A poster advertising a Christian religious gathering for widows in Chennai has exposed yet another example of the double standards that dominate India’s secular discourse.
The event, organised under the banner of a Christian fellowship, held in Ashok Nagar, Chennai, and featured Pastor Esther Bharathi, who is identified on the poster as belonging to a ‘Christian transgender fellowship’. What is interesting is the invite is from none other than rabid Christian fundamentalist pastor, Mohan C Lazarus. The poster invites women to a special gathering and prominently refers to widows as “Utthama Vidhavaigal” or “Noble (Ideal) Widows.”
The obvious question is: what would have happened if a Hindu organisation had organised an event under a similar theme and circulated a poster glorifying widows with such terminology?
The outrage would have been immediate. Television debates would have followed. Feminist activists would have denounced the event as regressive. Social media influencers would have questioned why widows were being singled out and categorised. Editorials would have been written attacking Hindu social practices. The organisers would have been accused of perpetuating patriarchal attitudes towards women.
But because the event is being organised under a Christian banner, there is not even a whisper.
The terminology itself deserves scrutiny. Why should widows be categorised as “noble widows”? Why should a woman’s social identity be defined by her marital status? These are precisely the questions that are routinely asked when similar issues arise within Hindu society. Yet when such language appears in a Christian religious context, the outrage suddenly disappears.
This selective outrage is not an isolated phenomenon. It is part of a larger pattern in which Hindu religious and social practices are subjected to relentless scrutiny, while similar practices among minority religious groups are either ignored, excused or shielded from criticism.
The result is that secularism itself has lost credibility among large sections of the public.
Many ordinary Indians who once identified as politically moderate or secular increasingly find themselves alienated by this hypocrisy. They see one standard applied to Hindus and another applied to everyone else. They see aggressive criticism directed at Hindu customs while comparable practices in Christian or Muslim communities escape scrutiny. It is this perception of unequal treatment that has contributed significantly to the growth of Hindu uprising across the country.

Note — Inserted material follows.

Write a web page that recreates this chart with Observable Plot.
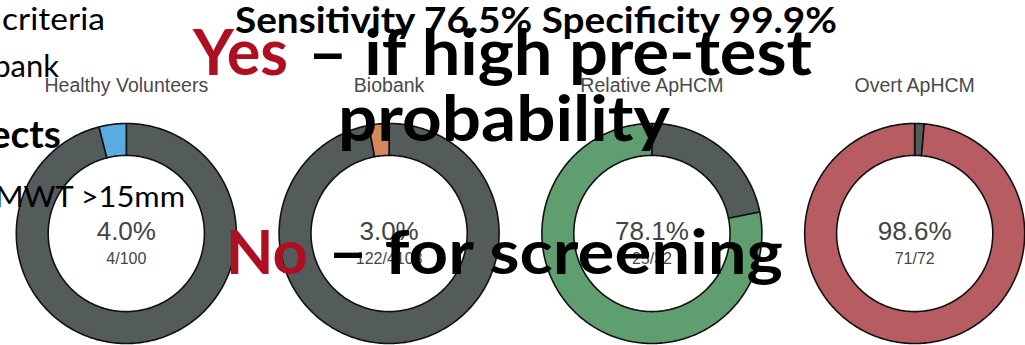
<!DOCTYPE html>
<html>
<head>
<meta charset="utf-8">
<script src="https://cdn.jsdelivr.net/npm/d3@7"></script>
<script src="https://cdn.jsdelivr.net/npm/@observablehq/plot@0.6"></script>
<style>
  html, body { margin: 0; padding: 0; background: #fff; }
  #stage { position: relative; width: 1025px; height: 345px; overflow: hidden; }
  #stage > svg { position: absolute; left: 0; top: 0; }
  #overlay { pointer-events: none; }
</style>
</head>
<body>
<div id="stage"></div>
<script>
// Cohort groups and counts of positive results
const groups = ["Healthy Volunteers", "Biobank", "Relative ApHCM", "Overt ApHCM"];
const positives = [4, 122, 25, 71];
const totals = [100, 4108, 32, 72];
const highlightColors = ["#5aabe0", "#d4895c", "#5e9e6f", "#b75c60"];
const restColor = "#535b5b";

// Slide text laid over the donuts
const headline = "Sensitivity 76.5% Specificity 99.9%";
const yesWord = "Yes";
const yesRest = "\u2013 if high pre-test";
const yesWrap = "probability";
const noWord = "No";
const noRest = "\u2013 for screening";
const sideNotes = ["criteria", "Biobank", "Subjects", "MWT >15mm"];

// Layout: one unit = outer radius of a ring
const W = 1025, H = 345;
const PX = 110;              // pixels per unit
const INNER = 0.71;          // inner radius (units)
const STEP = 262.8 / PX;     // spacing between ring centres (units)
const FIRST = 125.8;         // pixel position of first ring centre
const CY = 233;              // pixel position of ring centres

// Build closed annular-sector outlines for each slice
const slicePoints = [];
groups.forEach((g, i) => {
  const frac = positives[i] / totals[i];
  const parts = [
    {key: "rest", from: 0, to: 1 - frac, color: restColor},
    {key: "pos", from: 1 - frac, to: 1, color: highlightColors[i]}
  ];
  parts.forEach(p => {
    const a0 = p.from * 2 * Math.PI, a1 = p.to * 2 * Math.PI;
    const n = Math.max(2, Math.ceil((p.to - p.from) * 360));
    const id = g + "-" + p.key;
    for (let j = 0; j <= n; j++) {
      const a = a0 + (a1 - a0) * j / n;
      slicePoints.push({id, color: p.color, x: i * STEP + Math.sin(a), y: Math.cos(a)});
    }
    for (let j = n; j >= 0; j--) {
      const a = a0 + (a1 - a0) * j / n;
      slicePoints.push({id, color: p.color, x: i * STEP + INNER * Math.sin(a), y: INNER * Math.cos(a)});
    }
  });
});

const labels = groups.map((g, i) => ({
  group: g,
  x: i * STEP,
  y: 0,
  pct: (positives[i] / totals[i] * 100).toFixed(1) + "%",
  frac: positives[i] + "/" + totals[i]
}));

const font = "'Liberation Sans', Arial, sans-serif";

const chart = Plot.plot({
  width: W,
  height: H,
  margin: 0,
  style: {background: "transparent", fontFamily: font},
  x: {domain: [-FIRST / PX, (W - FIRST) / PX], axis: null},
  y: {domain: [-(H - CY) / PX, CY / PX], axis: null},
  color: {type: "identity"},
  marks: [
    Plot.line(slicePoints, {
      x: "x", y: "y", z: "id", fill: "color",
      stroke: "#111", strokeWidth: 1.6, strokeLinejoin: "round",
      curve: "linear-closed"
    }),
    Plot.text(labels, {x: "x", y: "y", text: "group", lineAnchor: "bottom", dy: -142,
      fontSize: 19.5, fill: "#4a4a4a"}),
    Plot.text(labels, {x: "x", y: "y", text: "pct", lineAnchor: "bottom", dy: 6,
      fontSize: 26, fill: "#444"}),
    Plot.text(labels, {x: "x", y: "y", text: "frac", lineAnchor: "bottom", dy: 30,
      fontSize: 16, fill: "#444"})
  ]
});
document.getElementById("stage").appendChild(chart);

// Overlaid slide text
const svg = d3.select("#stage").append("svg")
  .attr("id", "overlay")
  .attr("width", W).attr("height", H);

const slideFont = "Lato, 'Open Sans', sans-serif";
const red = "#ae1022";

function put(text, x, y, size, opts = {}) {
  const t = svg.append("text")
    .attr("x", x).attr("y", y)
    .attr("font-family", slideFont)
    .attr("font-size", size)
    .attr("font-weight", opts.bold ? 700 : 400)
    .attr("fill", opts.fill || "#000")
    .attr("text-anchor", opts.anchor || "start")
    .text(text);
  if (opts.len) t.attr("textLength", opts.len).attr("lengthAdjust", "spacingAndGlyphs");
  return t;
}

// left-hand bullet fragments
put(sideNotes[0], 2, 30, 30, {len: 103});
put(sideNotes[1], 59, 77, 31, {anchor: "end"});
put(sideNotes[2], 61, 148, 39, {bold: true, anchor: "end"});
put(sideNotes[3], -5, 207, 29, {len: 190});

// headline and verdicts
put(headline, 235, 33, 36, {bold: true, len: 602});
put(yesWord, 193, 75, 64, {bold: true, fill: red, len: 95});
put(yesRest, 308, 75, 64, {bold: true, len: 504});
put(yesWrap, 338, 141, 64, {bold: true, len: 332});
put(noWord, 226, 274, 62, {bold: true, fill: red, len: 82});
put(noRest, 328, 274, 62, {bold: true, len: 455});
</script>
</body>
</html>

The irony is that those who claim to be the guardians of secularism have done more than anyone else to damage the idea. By refusing to apply the same standards to all religious communities, they have transformed secularism from a principle of equal treatment into what can be viewed as a shield for evangelical and Islamist interests.
If genuine secularism means anything, then this poster deserves exactly the same level of criticism that would have been directed at a Hindu organisation. The question is not whether Christians have the right to organise a gathering for widows. They do. The question is whether the language and assumptions embedded in such events should be subjected to the same scrutiny that Hindu organisations routinely face.
Unfortunately, the silence is telling.
One would expect genuine secularists and feminists to be the first to challenge such messaging. Their refusal to do so only reinforces the perception that secularism in contemporary India has become less about equal standards and more about selective outrage.
The poster may advertise a gathering for “noble widows,” but the larger story is the continued unwillingness of India’s self-appointed secular establishment to apply the same standards across religious lines.